Throw in time for meals and a brief nap after the dental ordeal and one can see that an Armstrong barnstorming tour is all work and all "play," but not relaxation.

"Sure, the guy's human. This sort of thing takes a heck of a lot out of him," remarked Dr. Alexander Schiff, the group's accompanying physician, in reply to a question on Louie's ability to withstand such continued strain.

"It's not money that keeps him going like this night after night," said Trummy Young, who has been playing trombone and assisting Louie in comedy and song with the All-Stars for nine years.

"Pops is almost 62 and if the Almighty would let him he'd go on like this for another 62 years," Young continued. "He's a showman, that's why he keeps going like this."
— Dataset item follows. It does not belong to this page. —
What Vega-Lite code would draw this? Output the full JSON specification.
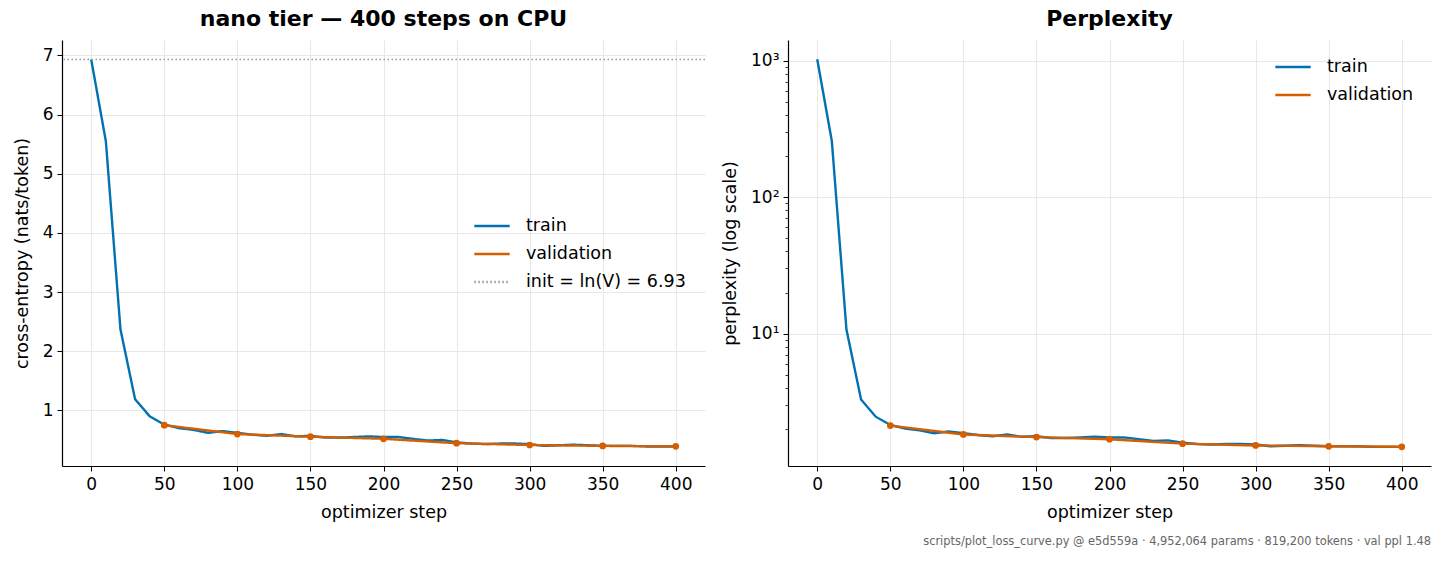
{
  "$schema": "https://vega.github.io/schema/vega-lite/v6.json",
  "padding": {"left": 13, "top": 8, "right": 13, "bottom": 5},
  "background": "white",
  "title": {
    "text": "scripts/plot_loss_curve.py @ e5d559a · 4,952,064 params · 819,200 tokens · val ppl 1.48",
    "orient": "bottom",
    "anchor": "end",
    "fontSize": 11.4,
    "fontWeight": "normal",
    "color": "#666666",
    "font": "DejaVu Sans",
    "offset": 15
  },
  "datasets": {
    "curves": [
      {"step": 0, "series": "train", "ce": 6.93, "ppl": 1024},
      {"step": 10, "series": "train", "ce": 5.55, "ppl": 257.2},
      {"step": 20, "series": "train", "ce": 2.37, "ppl": 10.70},
      {"step": 30, "series": "train", "ce": 1.19, "ppl": 3.287},
      {"step": 40, "series": "train", "ce": 0.90, "ppl": 2.460},
      {"step": 50, "series": "train", "ce": 0.76, "ppl": 2.138},
      {"step": 60, "series": "train", "ce": 0.70, "ppl": 2.014},
      {"step": 70, "series": "train", "ce": 0.67, "ppl": 1.954},
      {"step": 80, "series": "train", "ce": 0.62, "ppl": 1.859},
      {"step": 90, "series": "train", "ce": 0.65, "ppl": 1.916},
      {"step": 100, "series": "train", "ce": 0.62, "ppl": 1.859},
      {"step": 110, "series": "train", "ce": 0.59, "ppl": 1.804},
      {"step": 120, "series": "train", "ce": 0.57, "ppl": 1.768},
      {"step": 130, "series": "train", "ce": 0.60, "ppl": 1.822},
      {"step": 140, "series": "train", "ce": 0.56, "ppl": 1.751},
      {"step": 150, "series": "train", "ce": 0.57, "ppl": 1.768},
      {"step": 160, "series": "train", "ce": 0.54, "ppl": 1.716},
      {"step": 170, "series": "train", "ce": 0.54, "ppl": 1.716},
      {"step": 180, "series": "train", "ce": 0.55, "ppl": 1.733},
      {"step": 190, "series": "train", "ce": 0.56, "ppl": 1.751},
      {"step": 200, "series": "train", "ce": 0.55, "ppl": 1.733},
      {"step": 210, "series": "train", "ce": 0.55, "ppl": 1.733},
      {"step": 220, "series": "train", "ce": 0.52, "ppl": 1.682},
      {"step": 230, "series": "train", "ce": 0.49, "ppl": 1.632},
      {"step": 240, "series": "train", "ce": 0.50, "ppl": 1.649},
      {"step": 250, "series": "train", "ce": 0.46, "ppl": 1.584},
      {"step": 260, "series": "train", "ce": 0.44, "ppl": 1.553},
      {"step": 270, "series": "train", "ce": 0.43, "ppl": 1.537},
      {"step": 280, "series": "train", "ce": 0.44, "ppl": 1.553},
      {"step": 290, "series": "train", "ce": 0.44, "ppl": 1.553},
      {"step": 300, "series": "train", "ce": 0.43, "ppl": 1.537},
      {"step": 310, "series": "train", "ce": 0.40, "ppl": 1.492},
      {"step": 320, "series": "train", "ce": 0.41, "ppl": 1.507},
      {"step": 330, "series": "train", "ce": 0.42, "ppl": 1.522},
      {"step": 340, "series": "train", "ce": 0.41, "ppl": 1.507},
      {"step": 350, "series": "train", "ce": 0.40, "ppl": 1.492},
      {"step": 360, "series": "train", "ce": 0.40, "ppl": 1.492},
      {"step": 370, "series": "train", "ce": 0.40, "ppl": 1.492},
      {"step": 380, "series": "train", "ce": 0.39, "ppl": 1.477},
      {"step": 390, "series": "train", "ce": 0.39, "ppl": 1.477},
      {"step": 400, "series": "train", "ce": 0.39, "ppl": 1.477},
      {"step": 50, "series": "validation", "ce": 0.75, "ppl": 2.117},
      {"step": 100, "series": "validation", "ce": 0.60, "ppl": 1.822},
      {"step": 150, "series": "validation", "ce": 0.555, "ppl": 1.742},
      {"step": 200, "series": "validation", "ce": 0.52, "ppl": 1.682},
      {"step": 250, "series": "validation", "ce": 0.445, "ppl": 1.560},
      {"step": 300, "series": "validation", "ce": 0.415, "ppl": 1.514},
      {"step": 350, "series": "validation", "ce": 0.40, "ppl": 1.492},
      {"step": 400, "series": "validation", "ce": 0.392, "ppl": 1.480}
    ],
    "init": [
      {"series": "init = ln(V) = 6.93", "ce": 6.93}
    ]
  },
  "hconcat": [
    {
      "width": 643,
      "height": 426,
      "title": {"text": "nano tier — 400 steps on CPU", "fontSize": 22, "fontWeight": "bold", "font": "DejaVu Sans", "color": "black", "offset": 9},
      "layer": [
        {
          "data": {"name": "curves"},
          "mark": {"type": "line", "strokeWidth": 2.4},
          "encoding": {
            "x": {
              "field": "step", "type": "quantitative",
              "scale": {"domain": [-20, 420], "nice": false, "zero": false},
              "axis": {"values": [0, 50, 100, 150, 200, 250, 300, 350, 400], "title": "optimizer step"}
            },
            "y": {
              "field": "ce", "type": "quantitative",
              "scale": {"domain": [0.06, 7.26], "nice": false, "zero": false},
              "axis": {"values": [1, 2, 3, 4, 5, 6, 7], "format": "d", "title": "cross-entropy (nats/token)"}
            },
            "color": {
              "field": "series", "type": "nominal",
              "scale": {"domain": ["train", "validation", "init = ln(V) = 6.93"], "range": ["#0072B2", "#D55E00", "#999999"]},
              "legend": {"orient": "none", "legendX": 411, "legendY": 167, "title": null, "symbolType": "stroke", "symbolSize": 1250, "symbolStrokeWidth": 2.4, "labelFontSize": 17.5, "labelOffset": 15, "rowPadding": -6}
            },
            "strokeDash": {
              "field": "series", "type": "nominal",
              "scale": {"domain": ["train", "validation", "init = ln(V) = 6.93"], "range": [[1, 0], [1, 0], [1.5, 2.5]]},
              "legend": {"orient": "none", "legendX": 411, "legendY": 167, "title": null, "symbolType": "stroke", "symbolSize": 1250, "symbolStrokeWidth": 2.4, "labelFontSize": 17.5, "labelOffset": 15, "rowPadding": -6}
            }
          }
        },
        {
          "data": {"name": "curves"},
          "transform": [{"filter": "datum.series == 'validation'"}],
          "mark": {"type": "circle", "size": 45, "opacity": 1, "color": "#D55E00"},
          "encoding": {
            "x": {"field": "step", "type": "quantitative"},
            "y": {"field": "ce", "type": "quantitative"}
          }
        },
        {
          "data": {"name": "init"},
          "mark": {"type": "rule", "strokeWidth": 1.5},
          "encoding": {
            "y": {"field": "ce", "type": "quantitative"},
            "color": {"field": "series", "type": "nominal"},
            "strokeDash": {"field": "series", "type": "nominal"}
          }
        }
      ]
    },
    {
      "width": 643,
      "height": 426,
      "title": {"text": "Perplexity", "fontSize": 22, "fontWeight": "bold", "font": "DejaVu Sans", "color": "black", "offset": 9},
      "layer": [
        {
          "data": {"name": "curves"},
          "mark": {"type": "line", "strokeWidth": 2.4},
          "encoding": {
            "x": {
              "field": "step", "type": "quantitative",
              "scale": {"domain": [-20, 420], "nice": false, "zero": false},
              "axis": {"values": [0, 50, 100, 150, 200, 250, 300, 350, 400], "title": "optimizer step"}
            },
            "y": {
              "field": "ppl", "type": "quantitative",
              "scale": {"type": "log", "domain": [1.07, 1419], "nice": false},
              "axis": {
                "values": [2, 3, 4, 5, 6, 7, 8, 9, 10, 20, 30, 40, 50, 60, 70, 80, 90, 100, 200, 300, 400, 500, 600, 700, 800, 900, 1000],
                "labelExpr": "datum.value == 10 ? '10¹' : datum.value == 100 ? '10²' : datum.value == 1000 ? '10³' : ''",
                "tickSize": {"condition": {"test": "indexof([10, 100, 1000], datum.value) >= 0", "value": 5}, "value": 3},
                "tickWidth": {"condition": {"test": "indexof([10, 100, 1000], datum.value) >= 0", "value": 1}, "value": 0.8},
                "gridOpacity": {"condition": {"test": "indexof([10, 100, 1000], datum.value) >= 0", "value": 1}, "value": 0},
                "title": "perplexity (log scale)"
              }
            },
            "color": {
              "field": "series", "type": "nominal",
              "scale": {"domain": ["train", "validation"], "range": ["#0072B2", "#D55E00"]},
              "legend": {"orient": "none", "legendX": 486, "legendY": 8, "title": null, "symbolType": "stroke", "symbolSize": 1250, "symbolStrokeWidth": 2.4, "labelFontSize": 17.5, "labelOffset": 15, "rowPadding": -8}
            }
          }
        },
        {
          "data": {"name": "curves"},
          "transform": [{"filter": "datum.series == 'validation'"}],
          "mark": {"type": "circle", "size": 45, "opacity": 1, "color": "#D55E00"},
          "encoding": {
            "x": {"field": "step", "type": "quantitative"},
            "y": {"field": "ppl", "type": "quantitative"}
          }
        }
      ]
    }
  ],
  "spacing": 15,
  "resolve": {"scale": {"color": "independent", "strokeDash": "independent", "x": "independent", "y": "independent"}},
  "config": {
    "font": "DejaVu Sans",
    "view": {"stroke": null},
    "axis": {
      "labelFont": "DejaVu Sans",
      "titleFont": "DejaVu Sans",
      "labelFontSize": 17,
      "titleFontSize": 17.5,
      "titleFontWeight": "normal",
      "labelColor": "black",
      "titleColor": "black",
      "domainColor": "black",
      "domainWidth": 1.2,
      "tickColor": "black",
      "tickSize": 5,
      "labelPadding": 4,
      "titlePadding": 8,
      "gridColor": "#e8e8e8",
      "gridWidth": 1,
      "labelFlush": false,
      "labelOverlap": false
    },
    "axisX": {"labelPadding": 5, "titlePadding": 11},
    "axisY": {"titlePadding": 11},
    "legend": {"labelFont": "DejaVu Sans", "labelColor": "black"}
  }
}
And a showman Louie continues to be. The two audiences sat in rapt devotion as Louie and his group played and clowned, swinging out all the Armstrong trademarks, "High Society", "Blueberry Hill", "Ko-Ko-Mo", "Kiss to Build a Dream On", "Mack the Knife" and on and on, winding up with "When the Saints Go Marching In."

Every move, every action, every solo was roundly applauded.

Ahead of Louie and his group lies a string of one-nighters in Switzerland, Germany again, Scandinavia and one more invasion of Germany before returning to the U.S.

"We're going to get a month or two of complete rest before making the circuit in America. And we're still hoping to get the go-ahead from the State Department for a tour of Russia."

The speaker was Louie's wife and constant companion, Lucille, who admitted excitement over the anticipated adoption by the Armstrongs of two infants, one each from Ghana and Cameroon.

"Nah, man, of Pops likes to play for everybody, everywhere," Louie chimed in. "There's lots of places and a lot of people that we haven't seen yet."

Back at their hotel, Satchmo said good night and headed for the elevator, his room and, a welcome bed.

It was now nearly 1:30 a.m. A wakeup call was listed for 5 a.m.